By KEITH TAYLOR, Winchester Sun
Julius Mays didn’t get much rest in Kentucky’s first exhibition game of the season Wednesday night at Rupp Arena.
Mays, a senior transfer guard from Wright State, was one of seven players who logged 40 minutes in the annual Blue-White game. Mays split time with both teams in the blue squad’s 89-88 triumph over the white unit. Mays scored 13 points in the opening half for the blue team, but didn’t score in the final 20 minutes as a member of the white team. Mays added five assists and collected two steals in the exhibition.
“Playing 40 minutes straight is tough, but for the most part, I played well,” he said. “When I wasn’t scoring, I felt like I was getting my teammates involved and getting it done on the defensive end, so I think overall, I played pretty well.”
The outing was the unofficial debut for Mays, a 6-foot-2, 192-pound guard who averaged 14.1 points per game last season and was named Horizon League Newcomer of the Year. Prior to transferring to Wright State, Mays played two years at North Carolina State. His current team features four freshmen, leaving Mays as one of the veterans on the young squad. Mays used his leadership at times in the team’s first public appearance since Big Blue Madness.

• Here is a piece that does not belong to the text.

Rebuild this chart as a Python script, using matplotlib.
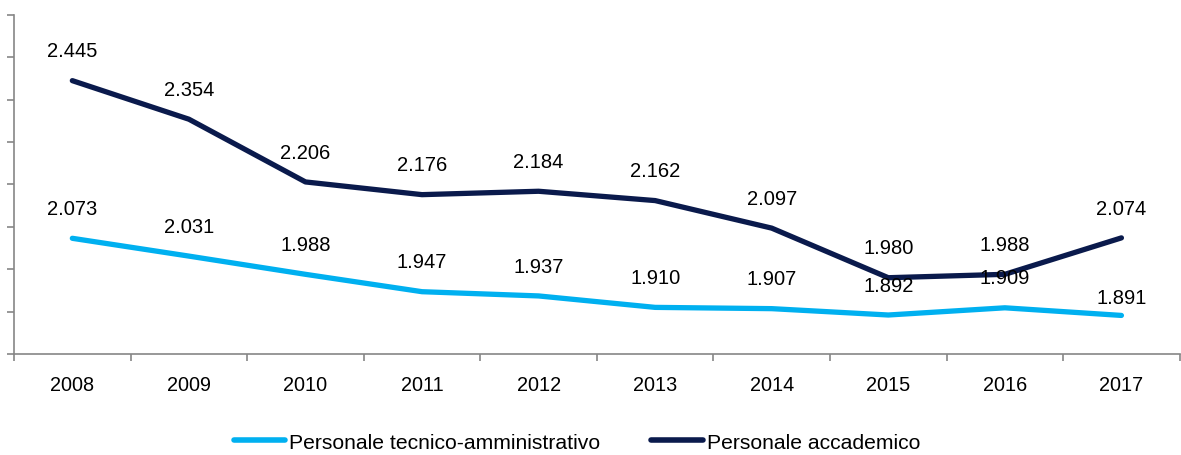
import matplotlib
matplotlib.use("Agg")
import matplotlib.pyplot as plt
from matplotlib.ticker import FixedLocator, NullFormatter
from matplotlib.lines import Line2D

years = ["2008", "2009", "2010", "2011", "2012", "2013", "2014", "2015", "2016", "2017"]
tecnico = [2.073, 2.031, 1.988, 1.947, 1.937, 1.910, 1.907, 1.892, 1.909, 1.891]
accademico = [2.445, 2.354, 2.206, 2.176, 2.184, 2.162, 2.097, 1.980, 1.988, 2.074]
names = ["Personale tecnico-amministrativo", "Personale accademico"]
colors = ["#00B0F0", "#0A1A4C"]

# label offsets above the point (points); one label sits lower in the original
default_offset = 21.5
special_offsets = {(0, 9): 13.0}

plt.rcParams['font.family'] = ['Liberation Sans', 'DejaVu Sans']

fig = plt.figure(figsize=(11.81, 4.56), dpi=100)
ax = fig.add_axes([0.0119, 0.2215, 0.987, 0.7435])

x = list(range(len(years)))
for si, (vals, c) in enumerate(zip([tecnico, accademico], colors)):
    ax.plot(x, vals, color=c, linewidth=3.8, solid_capstyle='round', solid_joinstyle='round')
    for xi, v in zip(x, vals):
        off = special_offsets.get((si, xi), default_offset)
        ax.annotate(f"{v:.3f}", (xi, v), xytext=(0, off), textcoords='offset points',
                    ha='center', va='center', fontsize=14.5, color='black')

ax.set_xlim(-0.5, len(years) - 0.5)
ax.set_ylim(1.8, 2.6)
ax.set_yticks([1.8 + 0.1 * i for i in range(9)])
ax.set_yticklabels([])
ax.tick_params(axis='y', length=5, color='#868686', width=1.2)

ax.set_xticks(x)
ax.set_xticklabels(years, fontsize=14.3)
ax.tick_params(axis='x', which='major', length=0, pad=15)
ax.xaxis.set_minor_locator(FixedLocator([i - 0.5 for i in range(len(years) + 1)]))
ax.xaxis.set_minor_formatter(NullFormatter())
ax.tick_params(axis='x', which='minor', length=5, color='#868686', width=1.2)

for s in ['top', 'right']:
    ax.spines[s].set_visible(False)
for s in ['left', 'bottom']:
    ax.spines[s].set_color('#868686')
    ax.spines[s].set_linewidth(1.2)

handles = [Line2D([0], [0], color=c, linewidth=4, solid_capstyle='round') for c in colors]
fig.legend(handles, names, loc='center', bbox_to_anchor=(0.4886, 0.0285), ncol=2, frameon=False,
           fontsize=15.2, handlelength=2.46, handletextpad=0.19, columnspacing=2.4,
           borderpad=0, borderaxespad=0)

fig.savefig("out.png", dpi=100)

“There were times out there, I needed to be vocal,” he said. “We had some guys out there who were a little sloppy with things and just making it feel like a pick-up game. I feel like I had to step up and take control.”
Despite the team’s youthful appearance, Mays is enjoying being a part of the program.
“It’s like playing with another brother that I never had,” he said. “From the moment I came in over the summer, they took me in and I took them in as well and it’s been a brotherhood since then. I feel like the relationship off the court translates into the relationship that we have on the court.”
Kentucky coach John Calipari likes the way Mays has embraced his new teammates. Mays met with Calipari Tuesday and expressed his excitement for being part of program.
“Yeah, he’s loving this,” Calipari said. “He just said every day he’s learning. He said this is the greatest experience. He appreciates it, and there is nothing (distracting him) he’s just playing and doing the things he knows he can do.”
Mays is simply soaking in the experience.
“I’m learning every day just like everybody else,” he said. “It’s a new system and I’ve never done anything like it. I’ve never ran this much and played in a system like this. It’s (a) learning (experience) for me, just like it is for the new guys as well.”
Calipari added that Mays has the same traits as former standout Darius Miller, who helped lead the Wildcats to the national title last season.
“He’ll make an open shot,” Calipari said. “He’s better with the ball. You’ll see him. He’ll push it really hard. He’s really strong, really heady. It’s just (that) Darius was bigger, but he brings the same kind of stuff.”
Mays has caught on so fast to the Cats’ scheme during preseason workouts that Calipari mentioned him as one of the team’s top two players following the scrimmage. Despite the fact that he is one of the team’s five starters, Mays isn’t taking the appointment lightly.
“There is really no starting five set in stone,” he said. “We haven’t played a real game yet and we’re still trying to figure a lot of things out. I’m just trying to find my niche. I want to just do whatever this team needs me to do, whether that be scoring, coming in to distribute the ball and create for others or come in and bring energy on the defensive end. I’m just willing to do whatever it takes to win.”
Although the team is a young and inexperienced, Mays said the team’s physical toughness isn’t lacking and he can prove it.
“I can show you my arm,” he said. “I’m all scratched up and I am beat up. Every practice is physical. It’s all toughness and no softness.”